MIT’s robot is a tracked vehicle, incorporating the robotic arm. This, in turn, has a smaller arm at its end that sprays the material for the structure. 

MIT claims that the arm can be ‘used to direct any conventional (or unconventional) construction nozzle, such as those used for pouring concrete or spraying insulation material’.

In the corresponding paper, Toward site-specific and self-sufficient robotic fabrication on architectural scales, published in the Science Robotics journal, Keating and Julian Leland and Levi Cai, research assistants in the Mediated Matter group, and Neri Oxman, group director and associate professor of media arts and sciences at MIT Media Lab, describe the benefits of mobile manufacturing, ‘Mobility rapidly becomes imperative as researchers seek to develop systems with much larger build volumes, to enable fully autonomous on-site fabrication, and to effectively deploy automated construction systems in swarm configurations.’

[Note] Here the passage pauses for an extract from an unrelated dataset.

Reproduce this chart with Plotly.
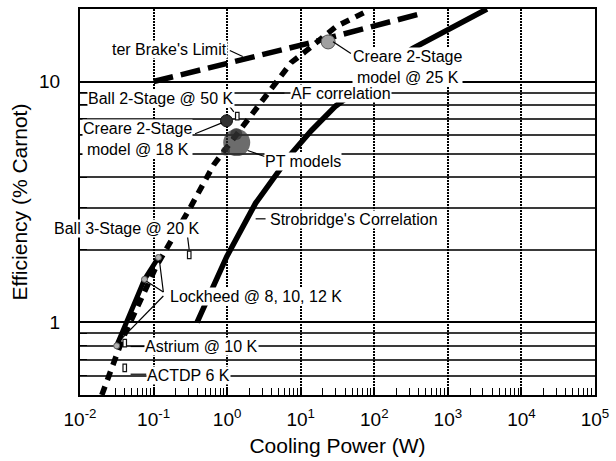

The decision to incorporate an arm, therefore, seems obvious – it’s mobile and has the flexibility Keating and colleagues desired. The dexterity of an arm, the research paper adds, makes it possible ‘to perform more sophisticated operations and adapt to varying construction environments’. In addition, an arm system has ‘a very large ratio of physical reach to platform footprint, enabling simpler access to complex sites and allowing extremely large work volumes’.

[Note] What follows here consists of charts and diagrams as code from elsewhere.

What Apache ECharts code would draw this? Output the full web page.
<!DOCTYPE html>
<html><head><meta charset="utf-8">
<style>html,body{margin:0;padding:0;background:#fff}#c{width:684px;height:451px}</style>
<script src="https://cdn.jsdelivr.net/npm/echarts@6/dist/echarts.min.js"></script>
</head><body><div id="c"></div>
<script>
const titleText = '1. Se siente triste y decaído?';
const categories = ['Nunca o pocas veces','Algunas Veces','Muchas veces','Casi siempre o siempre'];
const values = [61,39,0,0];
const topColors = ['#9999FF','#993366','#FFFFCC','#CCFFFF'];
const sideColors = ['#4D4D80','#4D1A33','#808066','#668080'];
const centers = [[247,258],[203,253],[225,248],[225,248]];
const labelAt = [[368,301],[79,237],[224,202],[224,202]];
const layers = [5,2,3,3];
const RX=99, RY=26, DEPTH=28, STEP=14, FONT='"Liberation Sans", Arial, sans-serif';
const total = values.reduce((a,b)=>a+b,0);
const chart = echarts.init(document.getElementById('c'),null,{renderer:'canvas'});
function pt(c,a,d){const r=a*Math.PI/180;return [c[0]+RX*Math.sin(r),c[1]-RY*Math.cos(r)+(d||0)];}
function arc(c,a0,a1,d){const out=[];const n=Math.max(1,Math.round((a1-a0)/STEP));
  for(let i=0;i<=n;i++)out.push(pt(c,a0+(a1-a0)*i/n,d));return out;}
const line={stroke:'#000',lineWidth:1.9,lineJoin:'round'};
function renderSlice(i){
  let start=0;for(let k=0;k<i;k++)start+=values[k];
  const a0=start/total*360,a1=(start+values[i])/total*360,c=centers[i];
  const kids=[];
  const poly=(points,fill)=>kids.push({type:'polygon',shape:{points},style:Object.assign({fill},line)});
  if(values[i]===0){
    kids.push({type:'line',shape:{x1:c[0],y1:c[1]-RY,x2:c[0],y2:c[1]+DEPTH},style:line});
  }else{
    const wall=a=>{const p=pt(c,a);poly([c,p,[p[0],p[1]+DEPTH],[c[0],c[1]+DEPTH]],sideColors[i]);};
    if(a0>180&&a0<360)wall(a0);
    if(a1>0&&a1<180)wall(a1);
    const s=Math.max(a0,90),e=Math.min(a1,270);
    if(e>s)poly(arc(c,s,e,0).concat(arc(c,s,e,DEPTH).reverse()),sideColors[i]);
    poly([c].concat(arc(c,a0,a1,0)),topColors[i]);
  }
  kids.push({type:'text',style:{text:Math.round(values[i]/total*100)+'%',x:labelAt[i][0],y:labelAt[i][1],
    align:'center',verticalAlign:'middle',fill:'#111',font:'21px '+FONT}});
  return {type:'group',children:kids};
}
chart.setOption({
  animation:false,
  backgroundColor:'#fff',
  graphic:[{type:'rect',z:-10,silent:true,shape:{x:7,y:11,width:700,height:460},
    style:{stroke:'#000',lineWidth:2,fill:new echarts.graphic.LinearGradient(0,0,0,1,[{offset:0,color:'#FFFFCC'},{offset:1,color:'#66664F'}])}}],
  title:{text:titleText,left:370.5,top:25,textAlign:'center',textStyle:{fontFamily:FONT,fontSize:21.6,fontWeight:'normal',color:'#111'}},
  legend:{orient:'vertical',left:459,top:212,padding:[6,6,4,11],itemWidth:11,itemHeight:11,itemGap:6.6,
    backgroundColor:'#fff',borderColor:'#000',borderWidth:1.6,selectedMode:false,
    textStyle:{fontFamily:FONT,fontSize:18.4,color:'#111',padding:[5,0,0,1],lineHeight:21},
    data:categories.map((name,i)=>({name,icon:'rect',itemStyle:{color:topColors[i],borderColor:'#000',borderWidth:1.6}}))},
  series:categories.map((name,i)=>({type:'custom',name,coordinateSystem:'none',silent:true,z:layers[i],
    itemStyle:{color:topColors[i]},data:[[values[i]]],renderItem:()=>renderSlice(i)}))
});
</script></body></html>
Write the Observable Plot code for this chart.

Last year, MIT undertook a test run. The robotic arm was able to print the walls of a 15m-diameter, 3.6m-high dome by fabricating a foam-insulation framework. It used Dow Chemical’s Froth-Pak insulation foam, often used in construction for thermal insulation. 

The actual printing time was 13.5 hours, although it took two days to complete the dome, because of lost encoder counts on the rotary encoder and delays when a layer of dew formed on the printed foam. In terms of energy consumption, an electrical drive system, which draws power from solar panels, was fitted to the DCP.

It’s a positive start, although there is some way to go before Keating’s dream ‘to have something totally autonomous, that you could send to the moon or Mars or Antarctica, and it would just go out and make these buildings for years’, comes to fruition. 

Much like the work at Siemens and Flitsch’s Addibots, there’s a long road ahead.